-- begin LISTED ENTRIES --

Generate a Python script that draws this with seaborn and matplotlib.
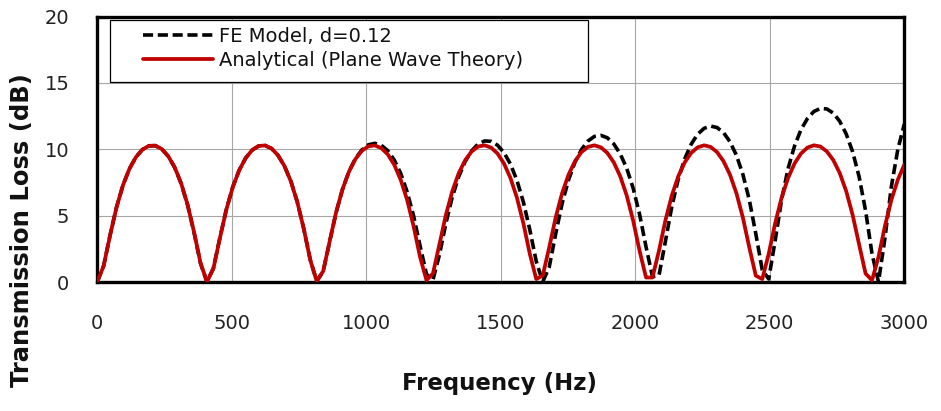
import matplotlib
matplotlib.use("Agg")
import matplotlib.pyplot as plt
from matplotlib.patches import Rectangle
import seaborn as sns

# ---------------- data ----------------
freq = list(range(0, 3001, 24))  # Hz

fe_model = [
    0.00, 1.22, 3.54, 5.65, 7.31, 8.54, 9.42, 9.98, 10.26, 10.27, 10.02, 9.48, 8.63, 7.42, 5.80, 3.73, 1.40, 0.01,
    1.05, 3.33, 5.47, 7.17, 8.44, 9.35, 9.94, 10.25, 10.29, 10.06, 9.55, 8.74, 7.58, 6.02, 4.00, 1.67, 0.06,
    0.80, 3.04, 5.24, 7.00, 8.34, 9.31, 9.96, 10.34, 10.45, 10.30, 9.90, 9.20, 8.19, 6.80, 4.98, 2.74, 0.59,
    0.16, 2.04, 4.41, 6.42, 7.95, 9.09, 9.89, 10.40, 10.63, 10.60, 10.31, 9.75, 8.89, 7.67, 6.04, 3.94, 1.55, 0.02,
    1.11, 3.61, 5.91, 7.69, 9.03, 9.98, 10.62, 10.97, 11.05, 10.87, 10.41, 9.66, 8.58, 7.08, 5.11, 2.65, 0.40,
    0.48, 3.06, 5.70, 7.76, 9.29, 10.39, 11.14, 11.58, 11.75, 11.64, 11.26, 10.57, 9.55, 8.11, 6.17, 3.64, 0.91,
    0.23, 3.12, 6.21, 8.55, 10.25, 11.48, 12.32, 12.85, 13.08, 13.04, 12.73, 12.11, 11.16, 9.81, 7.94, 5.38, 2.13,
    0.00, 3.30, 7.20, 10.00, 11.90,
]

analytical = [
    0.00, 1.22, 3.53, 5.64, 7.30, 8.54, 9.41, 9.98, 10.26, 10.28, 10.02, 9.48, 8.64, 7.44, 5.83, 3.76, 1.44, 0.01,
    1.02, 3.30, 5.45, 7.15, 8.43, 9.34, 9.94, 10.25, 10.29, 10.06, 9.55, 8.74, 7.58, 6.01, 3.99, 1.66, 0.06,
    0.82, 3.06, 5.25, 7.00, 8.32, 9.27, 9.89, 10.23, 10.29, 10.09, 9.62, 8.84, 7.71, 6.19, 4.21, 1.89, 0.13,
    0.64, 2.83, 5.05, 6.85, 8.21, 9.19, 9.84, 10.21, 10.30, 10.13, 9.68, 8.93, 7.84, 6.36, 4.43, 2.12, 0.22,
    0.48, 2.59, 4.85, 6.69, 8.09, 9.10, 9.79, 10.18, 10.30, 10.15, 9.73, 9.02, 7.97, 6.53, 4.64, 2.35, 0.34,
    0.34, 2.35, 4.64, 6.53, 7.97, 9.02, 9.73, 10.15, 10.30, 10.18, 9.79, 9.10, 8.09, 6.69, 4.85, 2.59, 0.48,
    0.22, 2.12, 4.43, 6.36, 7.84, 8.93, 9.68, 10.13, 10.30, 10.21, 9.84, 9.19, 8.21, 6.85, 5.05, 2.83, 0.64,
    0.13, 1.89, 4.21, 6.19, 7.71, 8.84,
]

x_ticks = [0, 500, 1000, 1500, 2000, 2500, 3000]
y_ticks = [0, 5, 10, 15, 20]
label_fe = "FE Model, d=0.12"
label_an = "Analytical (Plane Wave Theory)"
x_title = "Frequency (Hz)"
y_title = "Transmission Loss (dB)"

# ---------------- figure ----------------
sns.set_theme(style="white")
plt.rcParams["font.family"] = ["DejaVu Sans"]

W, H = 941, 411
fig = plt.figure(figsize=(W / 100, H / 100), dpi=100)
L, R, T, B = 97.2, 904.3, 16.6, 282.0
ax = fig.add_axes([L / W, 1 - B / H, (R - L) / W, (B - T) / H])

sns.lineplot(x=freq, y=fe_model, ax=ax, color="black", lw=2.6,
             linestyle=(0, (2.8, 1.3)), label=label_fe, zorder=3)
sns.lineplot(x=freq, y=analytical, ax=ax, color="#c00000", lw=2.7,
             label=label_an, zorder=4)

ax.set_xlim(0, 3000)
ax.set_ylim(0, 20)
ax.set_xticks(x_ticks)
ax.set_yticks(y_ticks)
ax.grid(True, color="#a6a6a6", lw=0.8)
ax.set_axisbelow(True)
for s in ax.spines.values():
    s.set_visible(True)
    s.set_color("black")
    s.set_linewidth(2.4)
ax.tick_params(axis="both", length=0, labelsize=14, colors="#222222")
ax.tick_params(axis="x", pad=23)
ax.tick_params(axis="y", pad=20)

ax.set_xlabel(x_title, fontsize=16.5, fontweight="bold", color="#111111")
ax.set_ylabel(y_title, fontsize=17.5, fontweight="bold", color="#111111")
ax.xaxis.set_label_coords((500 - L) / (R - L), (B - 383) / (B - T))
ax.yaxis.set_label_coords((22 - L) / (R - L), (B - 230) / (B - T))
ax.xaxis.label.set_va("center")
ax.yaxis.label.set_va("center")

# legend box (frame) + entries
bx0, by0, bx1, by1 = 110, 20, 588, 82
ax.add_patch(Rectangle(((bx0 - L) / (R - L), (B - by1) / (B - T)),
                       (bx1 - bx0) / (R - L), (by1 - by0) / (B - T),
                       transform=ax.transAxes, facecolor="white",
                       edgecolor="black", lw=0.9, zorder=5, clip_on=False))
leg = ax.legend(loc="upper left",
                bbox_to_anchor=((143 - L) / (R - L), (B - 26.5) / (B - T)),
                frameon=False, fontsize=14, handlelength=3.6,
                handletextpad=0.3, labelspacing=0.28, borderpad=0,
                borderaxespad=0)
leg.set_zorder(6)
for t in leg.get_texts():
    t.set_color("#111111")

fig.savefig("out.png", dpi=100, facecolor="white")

-- end LISTED ENTRIES --
-- begin LISTED ENTRIES --

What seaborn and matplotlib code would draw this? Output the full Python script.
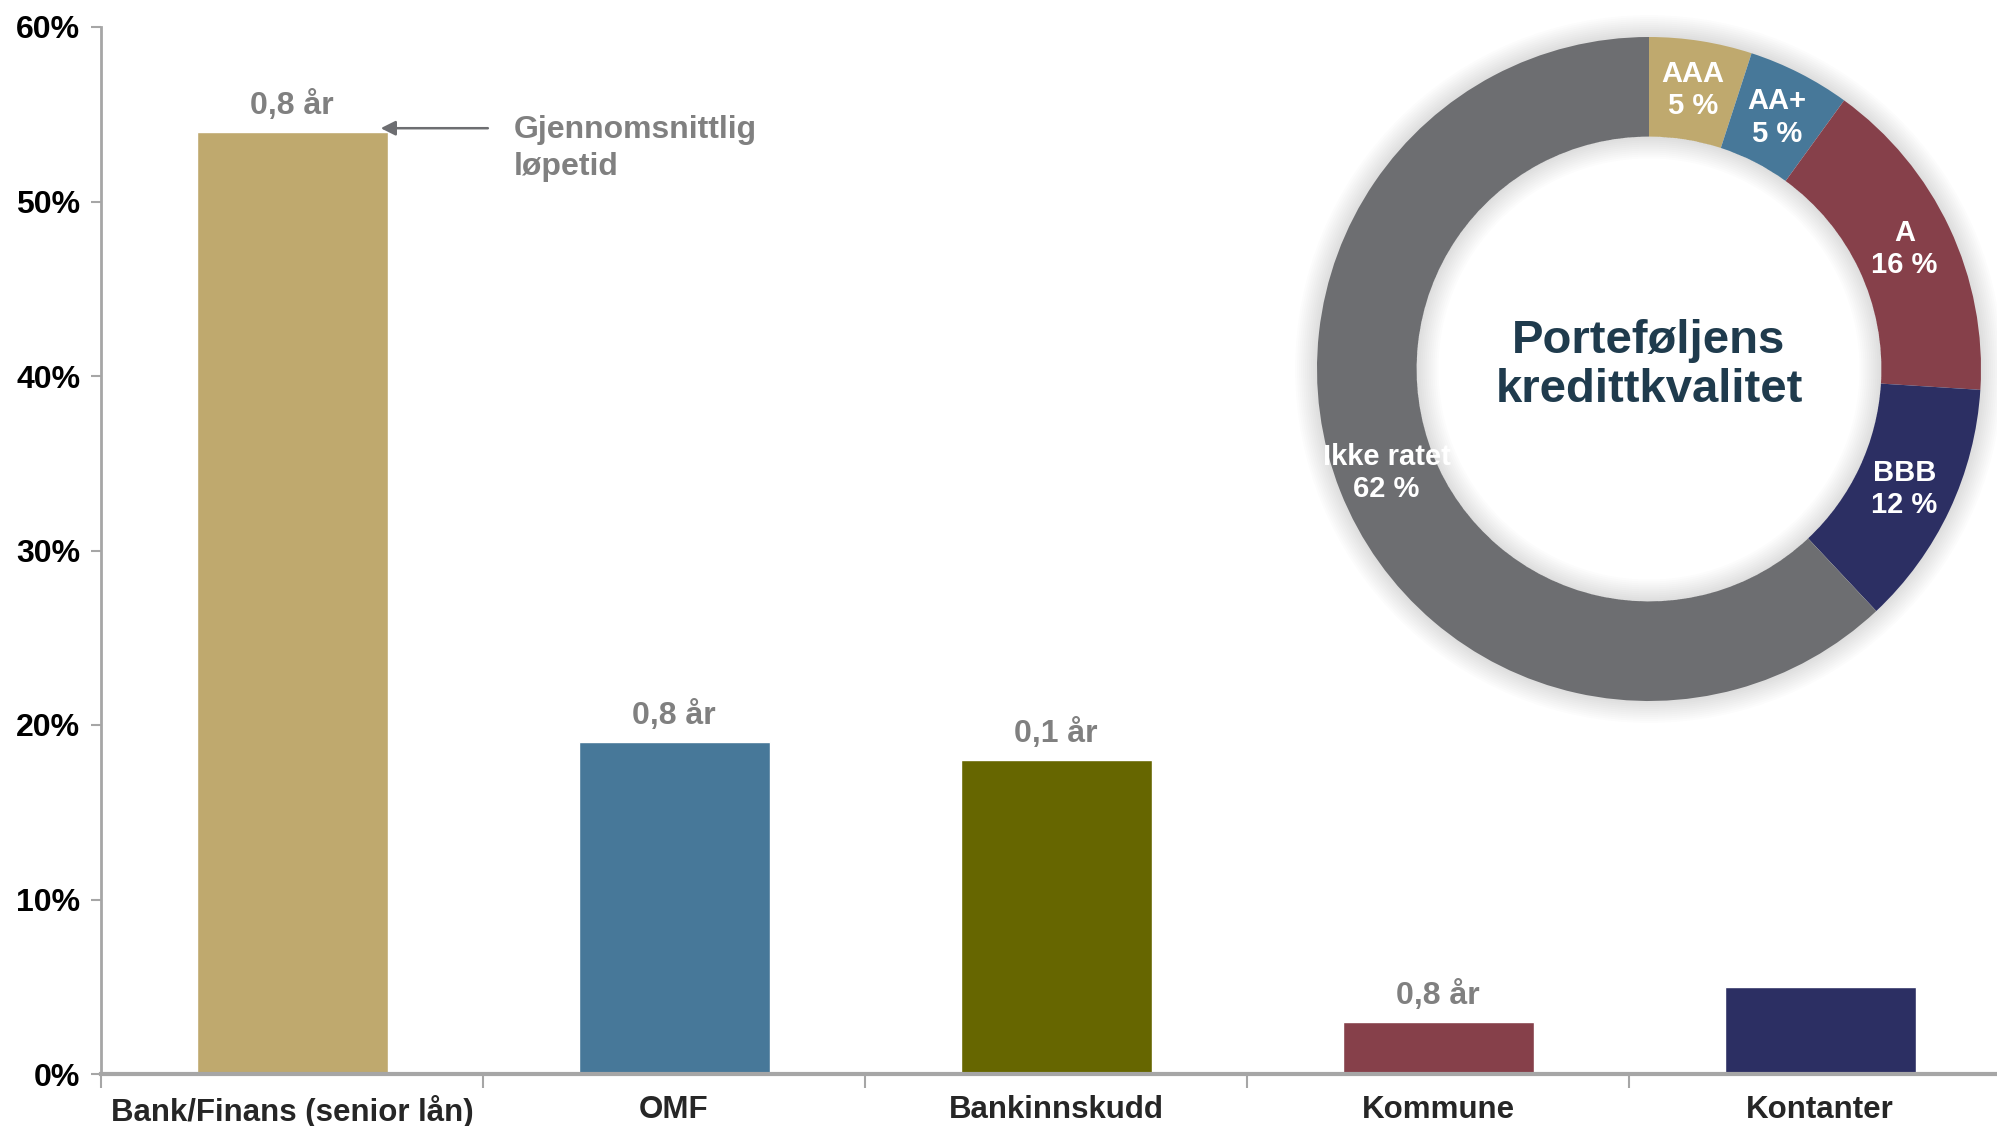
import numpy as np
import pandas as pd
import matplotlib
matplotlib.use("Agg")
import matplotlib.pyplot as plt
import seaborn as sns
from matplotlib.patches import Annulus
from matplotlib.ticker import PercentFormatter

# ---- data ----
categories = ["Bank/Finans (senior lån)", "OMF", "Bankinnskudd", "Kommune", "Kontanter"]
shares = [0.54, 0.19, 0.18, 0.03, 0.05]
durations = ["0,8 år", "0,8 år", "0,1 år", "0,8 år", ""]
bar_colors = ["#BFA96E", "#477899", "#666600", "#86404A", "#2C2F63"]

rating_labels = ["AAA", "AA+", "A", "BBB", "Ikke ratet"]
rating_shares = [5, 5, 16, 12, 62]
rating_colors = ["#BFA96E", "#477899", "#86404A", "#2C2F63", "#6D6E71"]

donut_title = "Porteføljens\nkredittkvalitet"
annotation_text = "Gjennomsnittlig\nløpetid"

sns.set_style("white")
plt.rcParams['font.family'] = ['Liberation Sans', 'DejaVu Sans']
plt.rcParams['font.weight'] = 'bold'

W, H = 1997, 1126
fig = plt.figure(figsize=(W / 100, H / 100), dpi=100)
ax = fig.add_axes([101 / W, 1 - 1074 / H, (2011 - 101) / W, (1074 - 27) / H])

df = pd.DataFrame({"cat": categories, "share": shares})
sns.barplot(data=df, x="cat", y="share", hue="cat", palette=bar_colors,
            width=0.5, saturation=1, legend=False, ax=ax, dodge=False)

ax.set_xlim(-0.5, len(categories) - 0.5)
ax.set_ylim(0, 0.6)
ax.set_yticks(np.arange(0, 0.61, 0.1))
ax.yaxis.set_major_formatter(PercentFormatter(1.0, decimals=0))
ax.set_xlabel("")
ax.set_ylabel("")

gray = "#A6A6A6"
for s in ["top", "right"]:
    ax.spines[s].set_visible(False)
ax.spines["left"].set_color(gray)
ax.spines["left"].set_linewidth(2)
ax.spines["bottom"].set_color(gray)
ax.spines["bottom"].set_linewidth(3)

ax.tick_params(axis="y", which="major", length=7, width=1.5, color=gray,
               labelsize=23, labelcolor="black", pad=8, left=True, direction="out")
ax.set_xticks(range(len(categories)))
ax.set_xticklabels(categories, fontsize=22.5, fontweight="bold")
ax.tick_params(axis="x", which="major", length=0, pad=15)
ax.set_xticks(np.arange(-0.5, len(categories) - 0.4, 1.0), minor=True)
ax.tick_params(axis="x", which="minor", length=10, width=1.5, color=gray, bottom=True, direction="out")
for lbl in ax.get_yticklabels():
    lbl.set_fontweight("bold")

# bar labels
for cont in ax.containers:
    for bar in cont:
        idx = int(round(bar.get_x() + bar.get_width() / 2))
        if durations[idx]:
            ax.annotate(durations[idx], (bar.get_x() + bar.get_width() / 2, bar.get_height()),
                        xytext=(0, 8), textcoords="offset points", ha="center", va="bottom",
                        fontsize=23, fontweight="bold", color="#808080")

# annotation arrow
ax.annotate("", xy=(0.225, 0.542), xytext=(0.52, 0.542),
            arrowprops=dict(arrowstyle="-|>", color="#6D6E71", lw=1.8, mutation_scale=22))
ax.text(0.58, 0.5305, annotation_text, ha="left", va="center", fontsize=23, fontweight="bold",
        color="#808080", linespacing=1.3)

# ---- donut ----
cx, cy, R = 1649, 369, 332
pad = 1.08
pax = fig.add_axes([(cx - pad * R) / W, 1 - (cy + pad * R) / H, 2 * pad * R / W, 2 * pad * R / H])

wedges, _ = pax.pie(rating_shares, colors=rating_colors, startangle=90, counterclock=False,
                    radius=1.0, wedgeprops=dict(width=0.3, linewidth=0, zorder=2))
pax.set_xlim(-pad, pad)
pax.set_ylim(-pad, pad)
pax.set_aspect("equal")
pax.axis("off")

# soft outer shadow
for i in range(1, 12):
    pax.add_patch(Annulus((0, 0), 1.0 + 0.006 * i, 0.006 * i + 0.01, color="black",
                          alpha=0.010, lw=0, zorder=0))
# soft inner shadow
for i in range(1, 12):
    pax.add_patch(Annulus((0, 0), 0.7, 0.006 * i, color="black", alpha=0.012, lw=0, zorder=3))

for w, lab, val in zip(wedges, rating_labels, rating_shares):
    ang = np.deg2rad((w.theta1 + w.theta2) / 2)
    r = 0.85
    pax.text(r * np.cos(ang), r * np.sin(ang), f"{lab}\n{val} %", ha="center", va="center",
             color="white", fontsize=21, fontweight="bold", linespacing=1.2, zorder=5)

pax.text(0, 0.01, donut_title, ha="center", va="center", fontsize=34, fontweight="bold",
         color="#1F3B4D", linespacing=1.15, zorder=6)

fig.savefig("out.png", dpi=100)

-- end LISTED ENTRIES --
-- begin LISTED ENTRIES --

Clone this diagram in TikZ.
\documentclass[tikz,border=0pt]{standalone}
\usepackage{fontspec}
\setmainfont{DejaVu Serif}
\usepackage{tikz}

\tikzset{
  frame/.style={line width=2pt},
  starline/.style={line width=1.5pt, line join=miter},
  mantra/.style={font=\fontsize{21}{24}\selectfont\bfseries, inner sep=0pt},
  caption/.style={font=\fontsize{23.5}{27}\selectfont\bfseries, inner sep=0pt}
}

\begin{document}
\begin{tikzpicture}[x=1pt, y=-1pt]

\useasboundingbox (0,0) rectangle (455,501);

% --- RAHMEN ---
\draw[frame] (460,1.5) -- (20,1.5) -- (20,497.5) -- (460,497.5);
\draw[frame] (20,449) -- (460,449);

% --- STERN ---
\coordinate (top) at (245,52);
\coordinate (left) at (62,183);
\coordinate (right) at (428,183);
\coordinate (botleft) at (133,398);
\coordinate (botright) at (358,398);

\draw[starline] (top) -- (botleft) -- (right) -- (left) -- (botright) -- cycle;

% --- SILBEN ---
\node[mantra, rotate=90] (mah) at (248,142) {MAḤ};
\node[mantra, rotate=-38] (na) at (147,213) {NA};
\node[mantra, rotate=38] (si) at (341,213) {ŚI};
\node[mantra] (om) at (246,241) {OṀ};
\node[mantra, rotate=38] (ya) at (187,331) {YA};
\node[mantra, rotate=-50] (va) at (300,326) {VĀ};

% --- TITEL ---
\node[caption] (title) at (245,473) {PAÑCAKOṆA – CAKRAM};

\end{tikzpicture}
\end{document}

-- end LISTED ENTRIES --

• _REQUEST_
Return the material from the line containing "Generate a Python" through the line containing "freq = list(range(0, 3001, 24))", exactly and in full, but without its pictures.

• _REPLY TO THE EXERCISE_
Generate a Python script that draws this with seaborn and matplotlib.
import matplotlib
matplotlib.use("Agg")
import matplotlib.pyplot as plt
from matplotlib.patches import Rectangle
import seaborn as sns

# ---------------- data ----------------
freq = list(range(0, 3001, 24))  # Hz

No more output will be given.